(Task description): Will you output all of the data below exactly, omitting the images?

***** Stored data *****

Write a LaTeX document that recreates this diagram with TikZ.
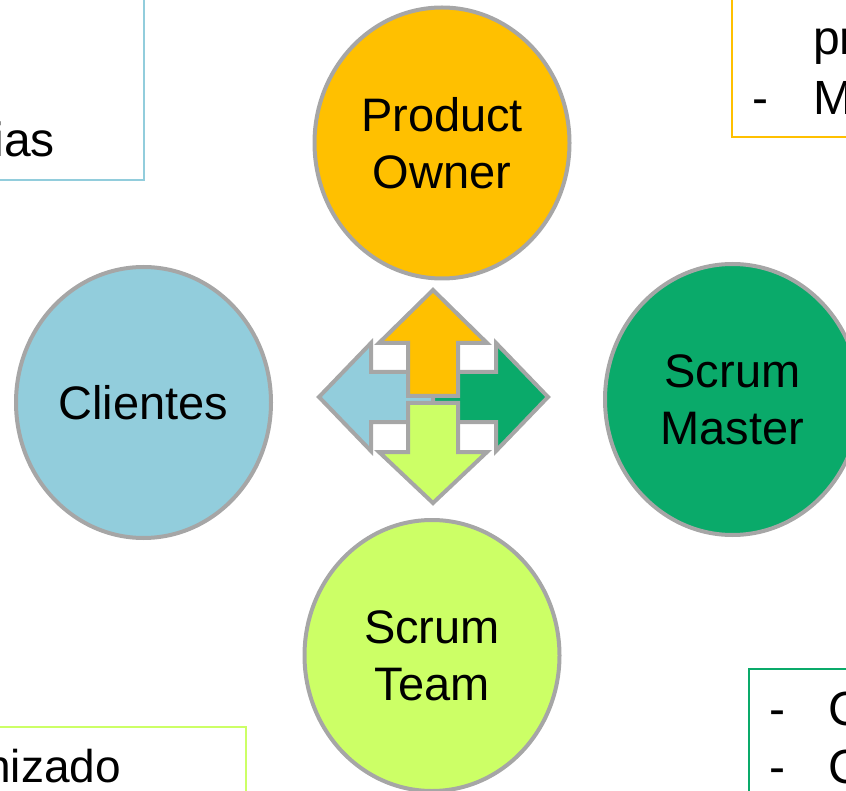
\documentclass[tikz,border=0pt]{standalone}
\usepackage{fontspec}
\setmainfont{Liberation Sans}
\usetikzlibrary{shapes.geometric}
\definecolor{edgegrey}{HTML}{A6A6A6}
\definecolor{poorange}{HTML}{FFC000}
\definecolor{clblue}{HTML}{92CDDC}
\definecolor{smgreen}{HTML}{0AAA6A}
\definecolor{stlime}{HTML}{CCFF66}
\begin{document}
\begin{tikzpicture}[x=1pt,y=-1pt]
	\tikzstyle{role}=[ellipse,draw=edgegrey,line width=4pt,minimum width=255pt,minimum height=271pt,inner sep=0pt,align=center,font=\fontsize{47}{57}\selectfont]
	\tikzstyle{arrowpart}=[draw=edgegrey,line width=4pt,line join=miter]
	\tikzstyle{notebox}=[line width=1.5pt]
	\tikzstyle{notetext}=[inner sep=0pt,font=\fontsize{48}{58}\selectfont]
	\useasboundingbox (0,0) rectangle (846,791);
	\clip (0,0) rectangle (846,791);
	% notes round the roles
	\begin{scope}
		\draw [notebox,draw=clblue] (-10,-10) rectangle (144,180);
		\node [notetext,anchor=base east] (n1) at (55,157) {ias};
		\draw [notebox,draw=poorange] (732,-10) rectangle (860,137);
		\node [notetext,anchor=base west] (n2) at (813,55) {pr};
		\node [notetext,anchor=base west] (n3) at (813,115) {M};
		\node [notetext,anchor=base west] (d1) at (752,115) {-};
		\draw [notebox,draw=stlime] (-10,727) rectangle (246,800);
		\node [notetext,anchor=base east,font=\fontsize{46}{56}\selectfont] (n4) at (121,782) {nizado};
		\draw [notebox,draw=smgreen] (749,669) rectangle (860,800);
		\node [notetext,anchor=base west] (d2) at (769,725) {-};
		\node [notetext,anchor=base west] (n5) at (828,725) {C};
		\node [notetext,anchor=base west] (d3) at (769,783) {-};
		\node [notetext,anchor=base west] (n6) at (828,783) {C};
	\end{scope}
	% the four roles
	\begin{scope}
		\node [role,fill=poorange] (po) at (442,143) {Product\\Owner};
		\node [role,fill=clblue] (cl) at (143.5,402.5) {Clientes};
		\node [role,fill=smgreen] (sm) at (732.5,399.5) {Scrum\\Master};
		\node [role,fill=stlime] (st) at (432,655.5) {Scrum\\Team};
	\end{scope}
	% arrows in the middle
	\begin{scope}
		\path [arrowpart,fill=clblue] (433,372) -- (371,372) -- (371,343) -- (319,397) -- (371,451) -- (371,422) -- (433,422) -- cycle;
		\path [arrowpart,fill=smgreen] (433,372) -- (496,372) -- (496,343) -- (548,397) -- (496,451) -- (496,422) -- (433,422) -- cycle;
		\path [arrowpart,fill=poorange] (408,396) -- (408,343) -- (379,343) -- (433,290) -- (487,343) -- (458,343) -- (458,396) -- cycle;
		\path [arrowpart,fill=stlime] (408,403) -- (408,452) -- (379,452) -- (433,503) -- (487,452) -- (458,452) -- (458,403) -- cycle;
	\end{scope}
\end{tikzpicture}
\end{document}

*****

(Correct result):
Write a LaTeX document that recreates this diagram with TikZ.
\documentclass[tikz,border=0pt]{standalone}
\usepackage{fontspec}
\setmainfont{Liberation Sans}
\usetikzlibrary{shapes.geometric}
\definecolor{edgegrey}{HTML}{A6A6A6}
\definecolor{poorange}{HTML}{FFC000}
\definecolor{clblue}{HTML}{92CDDC}
\definecolor{smgreen}{HTML}{0AAA6A}
\definecolor{stlime}{HTML}{CCFF66}
\begin{document}
\begin{tikzpicture}[x=1pt,y=-1pt]
	\tikzstyle{role}=[ellipse,draw=edgegrey,line width=4pt,minimum width=255pt,minimum height=271pt,inner sep=0pt,align=center,font=\fontsize{47}{57}\selectfont]
	\tikzstyle{arrowpart}=[draw=edgegrey,line width=4pt,line join=miter]
	\tikzstyle{notebox}=[line width=1.5pt]
	\tikzstyle{notetext}=[inner sep=0pt,font=\fontsize{48}{58}\selectfont]
	\useasboundingbox (0,0) rectangle (846,791);
	\clip (0,0) rectangle (846,791);
	% notes round the roles
	\begin{scope}
		\draw [notebox,draw=clblue] (-10,-10) rectangle (144,180);
		\node [notetext,anchor=base east] (n1) at (55,157) {ias};
		\draw [notebox,draw=poorange] (732,-10) rectangle (860,137);
		\node [notetext,anchor=base west] (n2) at (813,55) {pr};
		\node [notetext,anchor=base west] (n3) at (813,115) {M};
		\node [notetext,anchor=base west] (d1) at (752,115) {-};
		\draw [notebox,draw=stlime] (-10,727) rectangle (246,800);
		\node [notetext,anchor=base east,font=\fontsize{46}{56}\selectfont] (n4) at (121,782) {nizado};
		\draw [notebox,draw=smgreen] (749,669) rectangle (860,800);
		\node [notetext,anchor=base west] (d2) at (769,725) {-};
		\node [notetext,anchor=base west] (n5) at (828,725) {C};
		\node [notetext,anchor=base west] (d3) at (769,783) {-};
		\node [notetext,anchor=base west] (n6) at (828,783) {C};
	\end{scope}
	% the four roles
	\begin{scope}
		\node [role,fill=poorange] (po) at (442,143) {Product\\Owner};
		\node [role,fill=clblue] (cl) at (143.5,402.5) {Clientes};
		\node [role,fill=smgreen] (sm) at (732.5,399.5) {Scrum\\Master};
		\node [role,fill=stlime] (st) at (432,655.5) {Scrum\\Team};
	\end{scope}
	% arrows in the middle
	\begin{scope}
		\path [arrowpart,fill=clblue] (433,372) -- (371,372) -- (371,343) -- (319,397) -- (371,451) -- (371,422) -- (433,422) -- cycle;
		\path [arrowpart,fill=smgreen] (433,372) -- (496,372) -- (496,343) -- (548,397) -- (496,451) -- (496,422) -- (433,422) -- cycle;
		\path [arrowpart,fill=poorange] (408,396) -- (408,343) -- (379,343) -- (433,290) -- (487,343) -- (458,343) -- (458,396) -- cycle;
		\path [arrowpart,fill=stlime] (408,403) -- (408,452) -- (379,452) -- (433,503) -- (487,452) -- (458,452) -- (458,403) -- cycle;
	\end{scope}
\end{tikzpicture}
\end{document}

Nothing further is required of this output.